What is expected:
Will you write out the data exactly, excluding every picture?

= = = =

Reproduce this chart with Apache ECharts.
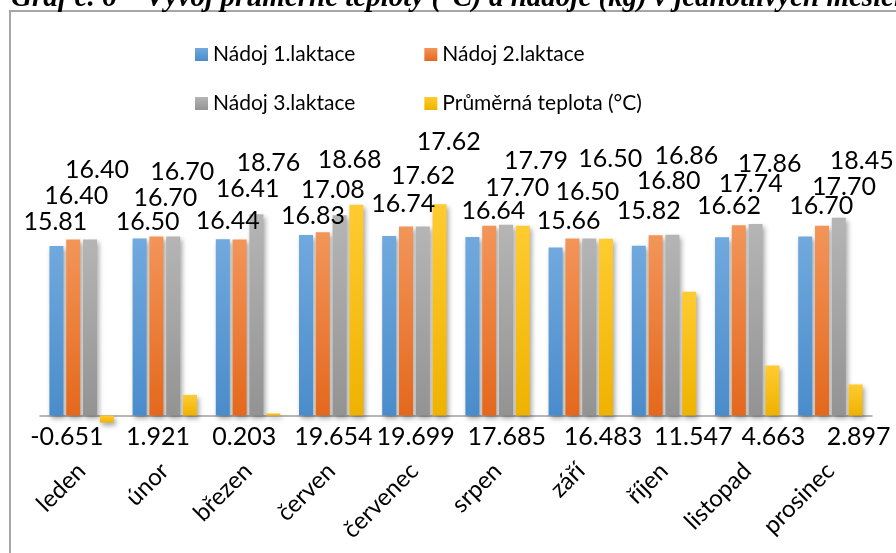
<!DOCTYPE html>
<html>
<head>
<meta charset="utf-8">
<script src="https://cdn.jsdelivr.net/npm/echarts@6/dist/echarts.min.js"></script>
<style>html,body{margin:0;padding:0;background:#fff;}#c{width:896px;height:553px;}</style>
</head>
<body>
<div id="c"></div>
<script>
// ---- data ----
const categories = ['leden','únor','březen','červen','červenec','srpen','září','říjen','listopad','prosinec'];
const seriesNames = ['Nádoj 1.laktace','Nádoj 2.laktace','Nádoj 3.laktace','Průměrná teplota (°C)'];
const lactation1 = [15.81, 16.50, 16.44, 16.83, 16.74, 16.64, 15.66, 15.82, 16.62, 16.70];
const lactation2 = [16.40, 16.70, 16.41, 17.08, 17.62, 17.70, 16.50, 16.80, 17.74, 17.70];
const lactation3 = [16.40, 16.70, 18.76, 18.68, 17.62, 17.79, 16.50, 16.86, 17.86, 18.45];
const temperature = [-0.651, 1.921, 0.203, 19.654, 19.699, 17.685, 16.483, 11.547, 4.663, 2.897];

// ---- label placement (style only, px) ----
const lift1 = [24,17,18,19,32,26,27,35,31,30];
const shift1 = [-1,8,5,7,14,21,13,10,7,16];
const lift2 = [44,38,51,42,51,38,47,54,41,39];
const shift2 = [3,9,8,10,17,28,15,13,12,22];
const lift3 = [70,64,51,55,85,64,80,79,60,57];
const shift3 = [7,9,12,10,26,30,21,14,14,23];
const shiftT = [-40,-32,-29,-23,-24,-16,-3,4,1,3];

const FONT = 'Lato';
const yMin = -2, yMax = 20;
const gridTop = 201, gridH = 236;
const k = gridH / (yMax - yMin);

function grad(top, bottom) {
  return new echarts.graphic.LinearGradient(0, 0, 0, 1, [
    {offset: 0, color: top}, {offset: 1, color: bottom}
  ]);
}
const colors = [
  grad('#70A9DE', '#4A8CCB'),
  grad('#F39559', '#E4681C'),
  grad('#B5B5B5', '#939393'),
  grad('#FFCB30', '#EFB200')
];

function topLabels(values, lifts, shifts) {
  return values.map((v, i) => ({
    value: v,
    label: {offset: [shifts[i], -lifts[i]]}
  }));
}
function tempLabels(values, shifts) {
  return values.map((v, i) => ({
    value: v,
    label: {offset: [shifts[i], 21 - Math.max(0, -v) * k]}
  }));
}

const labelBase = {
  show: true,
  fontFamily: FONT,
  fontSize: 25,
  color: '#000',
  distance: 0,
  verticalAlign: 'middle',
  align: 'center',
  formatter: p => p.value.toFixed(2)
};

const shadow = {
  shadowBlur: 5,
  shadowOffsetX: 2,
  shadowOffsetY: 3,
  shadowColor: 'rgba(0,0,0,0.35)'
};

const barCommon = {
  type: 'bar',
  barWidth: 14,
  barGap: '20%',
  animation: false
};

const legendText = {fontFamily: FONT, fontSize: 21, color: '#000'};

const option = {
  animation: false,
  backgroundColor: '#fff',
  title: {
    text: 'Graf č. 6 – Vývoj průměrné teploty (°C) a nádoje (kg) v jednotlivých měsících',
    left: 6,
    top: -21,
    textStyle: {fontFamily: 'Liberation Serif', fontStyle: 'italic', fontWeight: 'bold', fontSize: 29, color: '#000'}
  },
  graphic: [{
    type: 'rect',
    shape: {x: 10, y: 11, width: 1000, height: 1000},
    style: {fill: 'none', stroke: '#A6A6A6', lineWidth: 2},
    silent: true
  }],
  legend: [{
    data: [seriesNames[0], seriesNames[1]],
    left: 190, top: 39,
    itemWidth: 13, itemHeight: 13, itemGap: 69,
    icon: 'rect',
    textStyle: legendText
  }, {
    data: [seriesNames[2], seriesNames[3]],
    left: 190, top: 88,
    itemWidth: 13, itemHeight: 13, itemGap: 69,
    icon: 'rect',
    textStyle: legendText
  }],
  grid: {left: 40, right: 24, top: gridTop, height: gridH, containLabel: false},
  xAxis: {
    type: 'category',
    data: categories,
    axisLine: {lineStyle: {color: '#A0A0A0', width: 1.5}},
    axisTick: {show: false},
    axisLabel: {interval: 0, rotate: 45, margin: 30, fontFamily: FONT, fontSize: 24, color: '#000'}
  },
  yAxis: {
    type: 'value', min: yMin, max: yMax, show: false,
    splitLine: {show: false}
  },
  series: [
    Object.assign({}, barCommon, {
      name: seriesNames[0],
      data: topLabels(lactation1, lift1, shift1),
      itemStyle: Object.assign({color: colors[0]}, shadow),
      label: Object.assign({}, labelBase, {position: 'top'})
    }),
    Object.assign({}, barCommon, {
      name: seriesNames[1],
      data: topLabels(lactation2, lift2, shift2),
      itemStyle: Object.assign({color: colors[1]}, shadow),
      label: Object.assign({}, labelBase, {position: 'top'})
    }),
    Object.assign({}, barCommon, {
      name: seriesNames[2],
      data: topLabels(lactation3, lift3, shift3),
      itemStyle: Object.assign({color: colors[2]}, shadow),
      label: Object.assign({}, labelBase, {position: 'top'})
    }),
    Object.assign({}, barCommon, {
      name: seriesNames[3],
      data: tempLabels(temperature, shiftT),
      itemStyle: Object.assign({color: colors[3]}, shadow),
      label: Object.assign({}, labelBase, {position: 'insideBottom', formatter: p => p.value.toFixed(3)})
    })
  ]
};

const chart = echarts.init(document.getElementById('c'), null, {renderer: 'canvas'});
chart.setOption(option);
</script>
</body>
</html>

= = = =

Written solution:
Reproduce this chart with Apache ECharts.
<!DOCTYPE html>
<html>
<head>
<meta charset="utf-8">
<script src="https://cdn.jsdelivr.net/npm/echarts@6/dist/echarts.min.js"></script>
<style>html,body{margin:0;padding:0;background:#fff;}#c{width:896px;height:553px;}</style>
</head>
<body>
<div id="c"></div>
<script>
// ---- data ----
const categories = ['leden','únor','březen','červen','červenec','srpen','září','říjen','listopad','prosinec'];
const seriesNames = ['Nádoj 1.laktace','Nádoj 2.laktace','Nádoj 3.laktace','Průměrná teplota (°C)'];
const lactation1 = [15.81, 16.50, 16.44, 16.83, 16.74, 16.64, 15.66, 15.82, 16.62, 16.70];
const lactation2 = [16.40, 16.70, 16.41, 17.08, 17.62, 17.70, 16.50, 16.80, 17.74, 17.70];
const lactation3 = [16.40, 16.70, 18.76, 18.68, 17.62, 17.79, 16.50, 16.86, 17.86, 18.45];
const temperature = [-0.651, 1.921, 0.203, 19.654, 19.699, 17.685, 16.483, 11.547, 4.663, 2.897];

// ---- label placement (style only, px) ----
const lift1 = [24,17,18,19,32,26,27,35,31,30];
const shift1 = [-1,8,5,7,14,21,13,10,7,16];
const lift2 = [44,38,51,42,51,38,47,54,41,39];
const shift2 = [3,9,8,10,17,28,15,13,12,22];
const lift3 = [70,64,51,55,85,64,80,79,60,57];
const shift3 = [7,9,12,10,26,30,21,14,14,23];
const shiftT = [-40,-32,-29,-23,-24,-16,-3,4,1,3];

const FONT = 'Lato';
const yMin = -2, yMax = 20;
const gridTop = 201, gridH = 236;
const k = gridH / (yMax - yMin);

function grad(top, bottom) {
  return new echarts.graphic.LinearGradient(0, 0, 0, 1, [
    {offset: 0, color: top}, {offset: 1, color: bottom}
  ]);
}
const colors = [
  grad('#70A9DE', '#4A8CCB'),
  grad('#F39559', '#E4681C'),
  grad('#B5B5B5', '#939393'),
  grad('#FFCB30', '#EFB200')
];

function topLabels(values, lifts, shifts) {
  return values.map((v, i) => ({
    value: v,
    label: {offset: [shifts[i], -lifts[i]]}
  }));
}
function tempLabels(values, shifts) {
  return values.map((v, i) => ({
    value: v,
    label: {offset: [shifts[i], 21 - Math.max(0, -v) * k]}
  }));
}

const labelBase = {
  show: true,
  fontFamily: FONT,
  fontSize: 25,
  color: '#000',
  distance: 0,
  verticalAlign: 'middle',
  align: 'center',
  formatter: p => p.value.toFixed(2)
};

const shadow = {
  shadowBlur: 5,
  shadowOffsetX: 2,
  shadowOffsetY: 3,
  shadowColor: 'rgba(0,0,0,0.35)'
};

const barCommon = {
  type: 'bar',
  barWidth: 14,
  barGap: '20%',
  animation: false
};

const legendText = {fontFamily: FONT, fontSize: 21, color: '#000'};

const option = {
  animation: false,
  backgroundColor: '#fff',
  title: {
    text: 'Graf č. 6 – Vývoj průměrné teploty (°C) a nádoje (kg) v jednotlivých měsících',
    left: 6,
    top: -21,
    textStyle: {fontFamily: 'Liberation Serif', fontStyle: 'italic', fontWeight: 'bold', fontSize: 29, color: '#000'}
  },
  graphic: [{
    type: 'rect',
    shape: {x: 10, y: 11, width: 1000, height: 1000},
    style: {fill: 'none', stroke: '#A6A6A6', lineWidth: 2},
    silent: true
  }],
  legend: [{
    data: [seriesNames[0], seriesNames[1]],
    left: 190, top: 39,
    itemWidth: 13, itemHeight: 13, itemGap: 69,
    icon: 'rect',
    textStyle: legendText
  }, {
    data: [seriesNames[2], seriesNames[3]],
    left: 190, top: 88,
    itemWidth: 13, itemHeight: 13, itemGap: 69,
    icon: 'rect',
    textStyle: legendText
  }],
  grid: {left: 40, right: 24, top: gridTop, height: gridH, containLabel: false},
  xAxis: {
    type: 'category',
    data: categories,
    axisLine: {lineStyle: {color: '#A0A0A0', width: 1.5}},
    axisTick: {show: false},
    axisLabel: {interval: 0, rotate: 45, margin: 30, fontFamily: FONT, fontSize: 24, color: '#000'}
  },
  yAxis: {
    type: 'value', min: yMin, max: yMax, show: false,
    splitLine: {show: false}
  },
  series: [
    Object.assign({}, barCommon, {
      name: seriesNames[0],
      data: topLabels(lactation1, lift1, shift1),
      itemStyle: Object.assign({color: colors[0]}, shadow),
      label: Object.assign({}, labelBase, {position: 'top'})
    }),
    Object.assign({}, barCommon, {
      name: seriesNames[1],
      data: topLabels(lactation2, lift2, shift2),
      itemStyle: Object.assign({color: colors[1]}, shadow),
      label: Object.assign({}, labelBase, {position: 'top'})
    }),
    Object.assign({}, barCommon, {
      name: seriesNames[2],
      data: topLabels(lactation3, lift3, shift3),
      itemStyle: Object.assign({color: colors[2]}, shadow),
      label: Object.assign({}, labelBase, {position: 'top'})
    }),
    Object.assign({}, barCommon, {
      name: seriesNames[3],
      data: tempLabels(temperature, shiftT),
      itemStyle: Object.assign({color: colors[3]}, shadow),
      label: Object.assign({}, labelBase, {position: 'insideBottom', formatter: p => p.value.toFixed(3)})
    })
  ]
};

const chart = echarts.init(document.getElementById('c'), null, {renderer: 'canvas'});
chart.setOption(option);
</script>
</body>
</html>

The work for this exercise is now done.